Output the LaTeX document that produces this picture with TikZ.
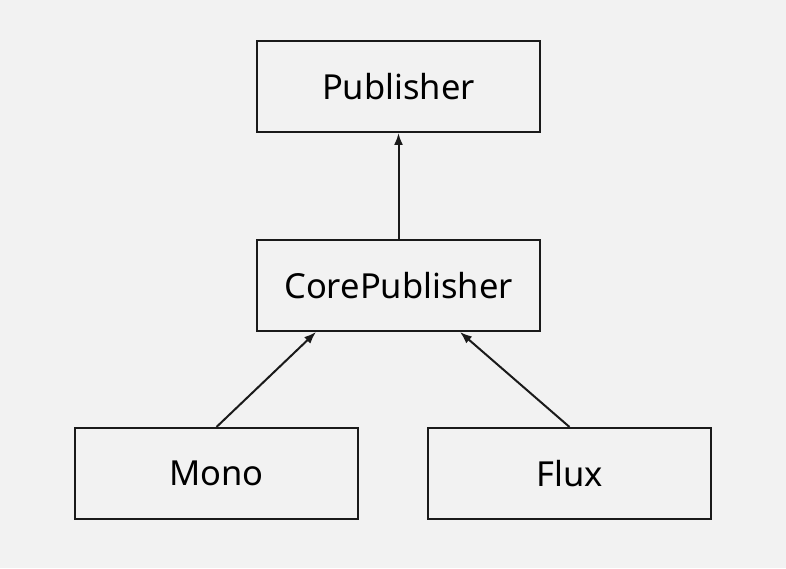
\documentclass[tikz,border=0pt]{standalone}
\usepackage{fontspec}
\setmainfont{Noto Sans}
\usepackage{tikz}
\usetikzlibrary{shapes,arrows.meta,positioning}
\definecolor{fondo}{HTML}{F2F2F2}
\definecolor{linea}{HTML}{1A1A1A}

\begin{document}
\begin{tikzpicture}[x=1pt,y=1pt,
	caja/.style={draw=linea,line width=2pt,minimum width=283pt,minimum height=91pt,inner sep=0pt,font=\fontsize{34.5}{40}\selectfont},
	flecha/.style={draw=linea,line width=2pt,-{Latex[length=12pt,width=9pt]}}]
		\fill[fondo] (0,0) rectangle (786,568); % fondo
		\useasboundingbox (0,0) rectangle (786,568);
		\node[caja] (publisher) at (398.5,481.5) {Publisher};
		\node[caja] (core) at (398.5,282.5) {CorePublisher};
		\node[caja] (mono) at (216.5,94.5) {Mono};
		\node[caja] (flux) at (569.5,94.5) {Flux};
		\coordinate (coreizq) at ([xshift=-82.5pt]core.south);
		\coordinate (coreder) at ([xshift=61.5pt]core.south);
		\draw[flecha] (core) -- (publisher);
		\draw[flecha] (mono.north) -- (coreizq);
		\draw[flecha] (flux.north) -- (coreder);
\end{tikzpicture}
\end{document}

_____

Without including any pictures, reproduce the listing exactly.

Output the LaTeX document that produces this picture with TikZ.
\documentclass[tikz,border=0pt]{standalone}
\usepackage{fontspec}
\setmainfont{Noto Sans}
\usepackage{tikz}
\usetikzlibrary{shapes,arrows.meta,positioning}
\definecolor{fondo}{HTML}{F2F2F2}
\definecolor{linea}{HTML}{1A1A1A}

\begin{document}
\begin{tikzpicture}[x=1pt,y=1pt,
	caja/.style={draw=linea,line width=2pt,minimum width=283pt,minimum height=91pt,inner sep=0pt,font=\fontsize{34.5}{40}\selectfont},
	flecha/.style={draw=linea,line width=2pt,-{Latex[length=12pt,width=9pt]}}]
		\fill[fondo] (0,0) rectangle (786,568); % fondo
		\useasboundingbox (0,0) rectangle (786,568);
		\node[caja] (publisher) at (398.5,481.5) {Publisher};
		\node[caja] (core) at (398.5,282.5) {CorePublisher};
		\node[caja] (mono) at (216.5,94.5) {Mono};
		\node[caja] (flux) at (569.5,94.5) {Flux};
		\coordinate (coreizq) at ([xshift=-82.5pt]core.south);
		\coordinate (coreder) at ([xshift=61.5pt]core.south);
		\draw[flecha] (core) -- (publisher);
		\draw[flecha] (mono.north) -- (coreizq);
		\draw[flecha] (flux.north) -- (coreder);
\end{tikzpicture}
\end{document}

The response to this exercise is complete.